Shortly after my show in 2015, the emerging art bubble burst. Dozens of galleries in New York closed for good. In hindsight, this was an anomalous growth period in an industry whose lower end had already been in decline for years. In 2018, there was a survey conducted by Art Basel which showed that the moving average for new galleries was 0.9 (fig 2.21 p84). For every 10 galleries that closed, 9 new ones would open that year. But in 2007, the moving average was 5, meaning that for every 1 gallery that closed, 6 new ones would open up. Art is experiencing a staggering collapse of the middle. While small project spaces still exist, the overwhelming majority of the industry has consolidated at the top. Similar trends can be observed in all sectors of advanced western economies. As a result, the infrastructure to produce and cultivate young artists has proportionately declined. The context in which we presuppose to show our work is becoming much more scarce.

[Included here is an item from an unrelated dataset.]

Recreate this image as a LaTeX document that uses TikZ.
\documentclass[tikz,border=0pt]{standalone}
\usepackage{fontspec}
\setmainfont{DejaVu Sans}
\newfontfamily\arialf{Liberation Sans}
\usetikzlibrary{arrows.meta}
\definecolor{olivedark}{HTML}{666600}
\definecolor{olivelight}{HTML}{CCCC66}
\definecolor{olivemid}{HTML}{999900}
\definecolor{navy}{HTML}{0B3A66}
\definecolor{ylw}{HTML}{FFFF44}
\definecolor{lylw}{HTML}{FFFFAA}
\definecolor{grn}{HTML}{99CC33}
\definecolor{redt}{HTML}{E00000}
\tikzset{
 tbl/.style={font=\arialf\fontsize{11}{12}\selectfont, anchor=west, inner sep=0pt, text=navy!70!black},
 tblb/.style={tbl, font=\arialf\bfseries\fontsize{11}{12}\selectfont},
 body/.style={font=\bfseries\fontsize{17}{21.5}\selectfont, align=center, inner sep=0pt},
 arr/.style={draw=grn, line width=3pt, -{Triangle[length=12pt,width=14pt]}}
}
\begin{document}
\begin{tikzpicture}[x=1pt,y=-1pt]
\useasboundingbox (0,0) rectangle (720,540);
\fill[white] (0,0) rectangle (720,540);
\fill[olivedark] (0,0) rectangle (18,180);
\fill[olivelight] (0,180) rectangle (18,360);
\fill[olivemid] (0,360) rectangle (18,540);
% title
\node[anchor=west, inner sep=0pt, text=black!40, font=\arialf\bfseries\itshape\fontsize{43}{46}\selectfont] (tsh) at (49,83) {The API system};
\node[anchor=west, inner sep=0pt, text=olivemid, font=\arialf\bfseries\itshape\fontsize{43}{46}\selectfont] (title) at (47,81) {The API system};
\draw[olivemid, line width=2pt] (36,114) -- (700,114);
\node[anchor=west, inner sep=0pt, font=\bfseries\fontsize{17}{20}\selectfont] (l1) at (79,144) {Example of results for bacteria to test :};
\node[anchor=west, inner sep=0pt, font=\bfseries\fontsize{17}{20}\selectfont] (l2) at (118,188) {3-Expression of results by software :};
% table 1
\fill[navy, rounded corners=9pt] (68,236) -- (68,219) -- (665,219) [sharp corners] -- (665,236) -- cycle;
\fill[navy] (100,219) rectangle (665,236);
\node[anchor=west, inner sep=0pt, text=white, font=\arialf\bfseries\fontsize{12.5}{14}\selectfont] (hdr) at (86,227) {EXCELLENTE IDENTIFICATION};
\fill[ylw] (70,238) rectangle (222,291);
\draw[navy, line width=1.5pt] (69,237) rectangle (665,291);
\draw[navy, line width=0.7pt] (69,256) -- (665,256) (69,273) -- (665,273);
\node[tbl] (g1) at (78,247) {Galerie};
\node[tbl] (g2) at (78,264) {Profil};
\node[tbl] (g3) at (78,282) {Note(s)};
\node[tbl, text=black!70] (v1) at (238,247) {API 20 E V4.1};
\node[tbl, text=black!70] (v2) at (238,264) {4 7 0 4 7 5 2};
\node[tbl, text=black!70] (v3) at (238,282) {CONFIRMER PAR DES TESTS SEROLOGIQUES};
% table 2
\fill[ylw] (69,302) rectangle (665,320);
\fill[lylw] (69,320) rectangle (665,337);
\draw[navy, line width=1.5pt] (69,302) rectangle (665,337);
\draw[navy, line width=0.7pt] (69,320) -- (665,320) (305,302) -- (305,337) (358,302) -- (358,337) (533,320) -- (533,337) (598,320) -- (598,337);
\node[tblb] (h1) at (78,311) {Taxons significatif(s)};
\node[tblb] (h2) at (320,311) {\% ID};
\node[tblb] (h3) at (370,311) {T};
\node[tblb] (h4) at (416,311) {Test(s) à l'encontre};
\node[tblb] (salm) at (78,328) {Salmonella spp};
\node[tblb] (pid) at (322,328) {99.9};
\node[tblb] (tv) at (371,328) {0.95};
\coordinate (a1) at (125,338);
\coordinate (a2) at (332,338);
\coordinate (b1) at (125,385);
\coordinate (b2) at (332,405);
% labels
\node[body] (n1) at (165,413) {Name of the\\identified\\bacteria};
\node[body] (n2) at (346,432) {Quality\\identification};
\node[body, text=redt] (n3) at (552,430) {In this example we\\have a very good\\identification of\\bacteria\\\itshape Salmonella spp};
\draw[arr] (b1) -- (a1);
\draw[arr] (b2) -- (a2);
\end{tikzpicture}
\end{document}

Most of these changes are coming from outside the artworld. Some of them are a result of new technologies that have transformed media distribution. But both spheres seem to have a limited runway. Our 20th century bohemian fantasies have given way to a professionalized industry and a deregulated economy.

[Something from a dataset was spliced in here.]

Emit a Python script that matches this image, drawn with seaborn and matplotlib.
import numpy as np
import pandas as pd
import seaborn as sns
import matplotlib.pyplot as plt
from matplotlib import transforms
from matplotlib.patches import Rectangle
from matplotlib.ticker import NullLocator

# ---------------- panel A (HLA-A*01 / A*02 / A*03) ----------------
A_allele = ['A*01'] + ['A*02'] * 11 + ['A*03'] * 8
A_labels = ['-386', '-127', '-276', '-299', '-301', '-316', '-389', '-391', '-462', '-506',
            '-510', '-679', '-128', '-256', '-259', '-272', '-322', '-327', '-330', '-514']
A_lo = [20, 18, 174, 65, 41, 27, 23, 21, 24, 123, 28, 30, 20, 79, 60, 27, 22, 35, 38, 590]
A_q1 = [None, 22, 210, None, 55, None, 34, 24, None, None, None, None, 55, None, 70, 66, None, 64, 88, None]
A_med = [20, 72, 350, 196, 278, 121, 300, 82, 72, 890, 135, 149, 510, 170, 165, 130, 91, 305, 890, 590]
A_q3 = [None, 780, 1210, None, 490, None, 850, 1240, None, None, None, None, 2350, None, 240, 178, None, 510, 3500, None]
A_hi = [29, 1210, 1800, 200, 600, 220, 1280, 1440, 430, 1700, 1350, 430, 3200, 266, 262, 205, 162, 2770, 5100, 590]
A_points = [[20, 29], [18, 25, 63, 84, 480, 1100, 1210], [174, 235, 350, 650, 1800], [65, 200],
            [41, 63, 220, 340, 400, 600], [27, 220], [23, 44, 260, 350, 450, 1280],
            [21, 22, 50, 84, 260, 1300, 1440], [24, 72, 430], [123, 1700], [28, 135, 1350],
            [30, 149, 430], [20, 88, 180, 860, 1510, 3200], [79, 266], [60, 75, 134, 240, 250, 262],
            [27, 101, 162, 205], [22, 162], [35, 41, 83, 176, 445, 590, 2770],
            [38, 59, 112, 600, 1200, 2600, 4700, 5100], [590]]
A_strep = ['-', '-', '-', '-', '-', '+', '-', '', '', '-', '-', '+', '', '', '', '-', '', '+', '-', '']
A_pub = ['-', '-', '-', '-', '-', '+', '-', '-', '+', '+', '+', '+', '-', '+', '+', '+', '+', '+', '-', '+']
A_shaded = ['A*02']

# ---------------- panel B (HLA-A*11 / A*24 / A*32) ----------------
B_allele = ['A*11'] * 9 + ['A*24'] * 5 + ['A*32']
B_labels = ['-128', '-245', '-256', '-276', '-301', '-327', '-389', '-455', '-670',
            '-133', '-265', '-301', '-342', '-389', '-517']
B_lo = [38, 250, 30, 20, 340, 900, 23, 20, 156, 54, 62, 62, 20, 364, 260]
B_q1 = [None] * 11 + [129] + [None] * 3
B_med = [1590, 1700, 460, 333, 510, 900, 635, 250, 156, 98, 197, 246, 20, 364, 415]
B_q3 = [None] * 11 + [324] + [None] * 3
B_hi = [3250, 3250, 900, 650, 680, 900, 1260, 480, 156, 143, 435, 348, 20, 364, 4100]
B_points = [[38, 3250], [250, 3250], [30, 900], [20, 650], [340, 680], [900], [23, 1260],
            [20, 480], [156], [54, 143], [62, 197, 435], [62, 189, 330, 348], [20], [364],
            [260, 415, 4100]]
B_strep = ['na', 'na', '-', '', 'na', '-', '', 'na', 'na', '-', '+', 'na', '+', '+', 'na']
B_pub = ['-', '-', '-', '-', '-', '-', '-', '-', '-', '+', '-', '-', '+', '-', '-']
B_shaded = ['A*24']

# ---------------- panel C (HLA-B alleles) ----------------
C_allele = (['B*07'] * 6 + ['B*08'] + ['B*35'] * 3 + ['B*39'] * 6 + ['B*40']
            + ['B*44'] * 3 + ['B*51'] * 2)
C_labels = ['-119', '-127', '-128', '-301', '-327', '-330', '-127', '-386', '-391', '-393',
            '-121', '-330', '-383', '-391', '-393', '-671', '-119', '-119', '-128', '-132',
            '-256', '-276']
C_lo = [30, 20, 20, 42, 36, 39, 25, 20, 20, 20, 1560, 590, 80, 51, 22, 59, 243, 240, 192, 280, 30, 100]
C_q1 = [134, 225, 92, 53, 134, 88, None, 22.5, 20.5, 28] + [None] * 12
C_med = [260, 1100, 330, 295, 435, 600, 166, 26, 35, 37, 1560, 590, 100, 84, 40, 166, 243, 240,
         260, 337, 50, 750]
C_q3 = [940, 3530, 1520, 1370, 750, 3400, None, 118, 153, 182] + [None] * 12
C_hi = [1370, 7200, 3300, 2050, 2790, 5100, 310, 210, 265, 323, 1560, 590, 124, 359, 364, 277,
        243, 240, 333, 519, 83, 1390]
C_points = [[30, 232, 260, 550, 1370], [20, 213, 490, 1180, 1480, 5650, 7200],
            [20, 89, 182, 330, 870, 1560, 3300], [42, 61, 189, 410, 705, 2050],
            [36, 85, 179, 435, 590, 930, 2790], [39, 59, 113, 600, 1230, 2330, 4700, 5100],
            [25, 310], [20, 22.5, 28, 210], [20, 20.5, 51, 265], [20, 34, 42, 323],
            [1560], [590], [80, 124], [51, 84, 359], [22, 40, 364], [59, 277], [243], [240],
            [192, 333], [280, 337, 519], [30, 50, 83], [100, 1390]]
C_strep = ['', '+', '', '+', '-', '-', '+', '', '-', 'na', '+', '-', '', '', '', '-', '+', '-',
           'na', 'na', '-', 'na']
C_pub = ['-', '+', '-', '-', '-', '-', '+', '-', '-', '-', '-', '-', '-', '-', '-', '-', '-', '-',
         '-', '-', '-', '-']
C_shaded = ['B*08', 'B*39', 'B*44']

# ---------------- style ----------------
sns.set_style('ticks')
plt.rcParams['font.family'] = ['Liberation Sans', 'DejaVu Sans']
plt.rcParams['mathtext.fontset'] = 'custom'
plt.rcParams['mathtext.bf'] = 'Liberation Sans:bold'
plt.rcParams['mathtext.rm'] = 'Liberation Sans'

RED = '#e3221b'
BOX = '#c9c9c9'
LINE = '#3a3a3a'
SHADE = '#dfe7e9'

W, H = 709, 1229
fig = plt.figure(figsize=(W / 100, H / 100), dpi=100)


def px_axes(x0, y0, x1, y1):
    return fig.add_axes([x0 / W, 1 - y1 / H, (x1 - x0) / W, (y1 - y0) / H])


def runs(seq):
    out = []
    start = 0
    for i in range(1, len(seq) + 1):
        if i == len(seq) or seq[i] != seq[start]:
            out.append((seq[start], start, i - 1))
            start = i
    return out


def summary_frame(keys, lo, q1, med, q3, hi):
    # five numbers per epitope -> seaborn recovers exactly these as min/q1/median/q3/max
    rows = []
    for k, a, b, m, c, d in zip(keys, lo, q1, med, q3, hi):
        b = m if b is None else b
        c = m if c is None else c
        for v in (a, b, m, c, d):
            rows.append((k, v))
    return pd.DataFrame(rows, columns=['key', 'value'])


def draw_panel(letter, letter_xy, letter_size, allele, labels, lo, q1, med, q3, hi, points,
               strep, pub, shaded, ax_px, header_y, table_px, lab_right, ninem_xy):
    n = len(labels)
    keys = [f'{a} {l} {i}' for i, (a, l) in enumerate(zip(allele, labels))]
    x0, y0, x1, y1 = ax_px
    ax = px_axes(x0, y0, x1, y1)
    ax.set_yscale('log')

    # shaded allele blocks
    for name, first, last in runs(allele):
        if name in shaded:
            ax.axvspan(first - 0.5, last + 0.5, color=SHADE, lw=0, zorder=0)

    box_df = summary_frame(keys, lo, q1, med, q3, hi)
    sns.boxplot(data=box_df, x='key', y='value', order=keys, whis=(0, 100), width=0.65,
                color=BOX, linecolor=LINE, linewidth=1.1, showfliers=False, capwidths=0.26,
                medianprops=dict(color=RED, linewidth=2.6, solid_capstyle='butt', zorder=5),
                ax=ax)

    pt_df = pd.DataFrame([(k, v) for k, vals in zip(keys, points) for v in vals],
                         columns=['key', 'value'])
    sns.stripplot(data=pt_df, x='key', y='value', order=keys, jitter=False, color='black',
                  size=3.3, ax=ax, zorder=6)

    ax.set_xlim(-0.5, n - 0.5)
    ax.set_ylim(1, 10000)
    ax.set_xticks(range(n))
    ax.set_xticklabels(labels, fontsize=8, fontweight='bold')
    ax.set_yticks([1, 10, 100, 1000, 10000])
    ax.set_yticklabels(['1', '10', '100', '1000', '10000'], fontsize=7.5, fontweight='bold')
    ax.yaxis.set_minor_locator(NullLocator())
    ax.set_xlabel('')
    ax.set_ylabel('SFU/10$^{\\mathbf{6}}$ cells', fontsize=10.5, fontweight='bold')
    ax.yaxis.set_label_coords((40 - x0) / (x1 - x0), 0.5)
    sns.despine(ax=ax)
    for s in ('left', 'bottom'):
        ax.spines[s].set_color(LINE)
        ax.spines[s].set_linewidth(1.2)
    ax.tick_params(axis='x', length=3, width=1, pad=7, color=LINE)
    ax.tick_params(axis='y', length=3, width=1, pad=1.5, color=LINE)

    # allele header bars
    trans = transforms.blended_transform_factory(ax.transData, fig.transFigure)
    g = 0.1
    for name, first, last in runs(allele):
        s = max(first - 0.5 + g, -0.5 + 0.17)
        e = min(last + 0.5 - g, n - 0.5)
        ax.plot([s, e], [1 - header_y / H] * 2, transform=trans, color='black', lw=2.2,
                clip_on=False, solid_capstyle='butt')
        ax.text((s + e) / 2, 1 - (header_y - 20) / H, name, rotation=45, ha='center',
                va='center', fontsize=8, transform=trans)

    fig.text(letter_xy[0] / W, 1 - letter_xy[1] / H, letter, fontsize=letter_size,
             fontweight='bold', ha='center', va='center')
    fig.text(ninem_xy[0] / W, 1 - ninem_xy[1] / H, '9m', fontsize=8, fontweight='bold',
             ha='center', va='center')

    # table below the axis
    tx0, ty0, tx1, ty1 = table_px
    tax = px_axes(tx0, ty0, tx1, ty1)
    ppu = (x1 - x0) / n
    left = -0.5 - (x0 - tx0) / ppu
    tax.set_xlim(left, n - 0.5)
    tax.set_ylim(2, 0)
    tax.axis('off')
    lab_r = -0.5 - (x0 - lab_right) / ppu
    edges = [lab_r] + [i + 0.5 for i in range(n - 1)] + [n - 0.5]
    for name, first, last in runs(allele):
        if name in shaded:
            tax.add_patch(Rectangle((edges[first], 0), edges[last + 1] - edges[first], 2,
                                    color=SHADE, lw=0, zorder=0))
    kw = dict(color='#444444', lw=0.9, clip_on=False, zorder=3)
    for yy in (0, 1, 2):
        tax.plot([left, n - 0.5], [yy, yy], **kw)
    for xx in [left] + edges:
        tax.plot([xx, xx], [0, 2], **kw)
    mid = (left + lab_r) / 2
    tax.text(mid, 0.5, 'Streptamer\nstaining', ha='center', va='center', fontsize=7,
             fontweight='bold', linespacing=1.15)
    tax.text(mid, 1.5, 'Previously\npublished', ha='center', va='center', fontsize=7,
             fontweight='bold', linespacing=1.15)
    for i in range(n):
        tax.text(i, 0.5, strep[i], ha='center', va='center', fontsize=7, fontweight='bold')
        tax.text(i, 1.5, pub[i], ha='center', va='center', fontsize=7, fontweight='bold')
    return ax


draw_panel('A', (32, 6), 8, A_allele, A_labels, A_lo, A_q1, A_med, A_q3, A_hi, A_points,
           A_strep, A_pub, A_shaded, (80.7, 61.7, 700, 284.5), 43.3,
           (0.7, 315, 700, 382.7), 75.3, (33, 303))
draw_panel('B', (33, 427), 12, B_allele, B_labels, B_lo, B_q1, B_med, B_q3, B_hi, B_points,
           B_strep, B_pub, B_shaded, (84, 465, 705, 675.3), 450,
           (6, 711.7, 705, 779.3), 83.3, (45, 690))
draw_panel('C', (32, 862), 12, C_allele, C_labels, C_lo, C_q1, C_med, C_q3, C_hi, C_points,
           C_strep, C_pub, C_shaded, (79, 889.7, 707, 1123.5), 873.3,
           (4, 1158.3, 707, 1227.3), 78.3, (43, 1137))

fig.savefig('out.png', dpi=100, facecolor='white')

Today, we can’t assume that our work will be entered into a certain canon. Or even that the institutions in which we show and discuss art will exist forever. Mainstream media pundits fearmonger about the United States being on the brink of civil war. If the very existence of the state (the meta-institution which upholds all others) cannot be guaranteed, then there is little reason to think our magazines or museums are any more durable. All institutions are historically contingent and you’re living in the space between two different worlds.
What to do about it
Folding these two points together, having a preconceived endpoint for your completed project can often prevent you from fully investing in the things you're making in the present. It can prevent you from responding to the unique time in which you exist. You may look back, say 10 years from now, and realize that your weird side project was the best thing you ever made.
It wasn’t the big solo show, it was that day in the studio with my friends where we put together improvised sculptures and had a lot of fun. That was the great idea. Its still important to do big shows, but you may find that the exhibitions are just a way of formalizing the “unofficial work” that you’ve already been doing on the outside.
You don’t have to produce art for any specific context because we don’t know whats going to happen next. Use the tools around you, even if its not the “right way” to do it. Lean into your squad. Write the history of each other’s work. Make the argument for why what you’re doing is important. Formalize your collaborations (don’t use handshake agreements). Most importantly, be ready to give up on old models that fail.
This is genuinely inspiring in how plain and true the insights are.
It's true as creatives we often have some mythic idea of the pinnacle of our production being to land in a museum, or institutionally validated, when those institutions are also impermanent. Sometimes they are even far more fragile than the conditions we are in and authentically responding to.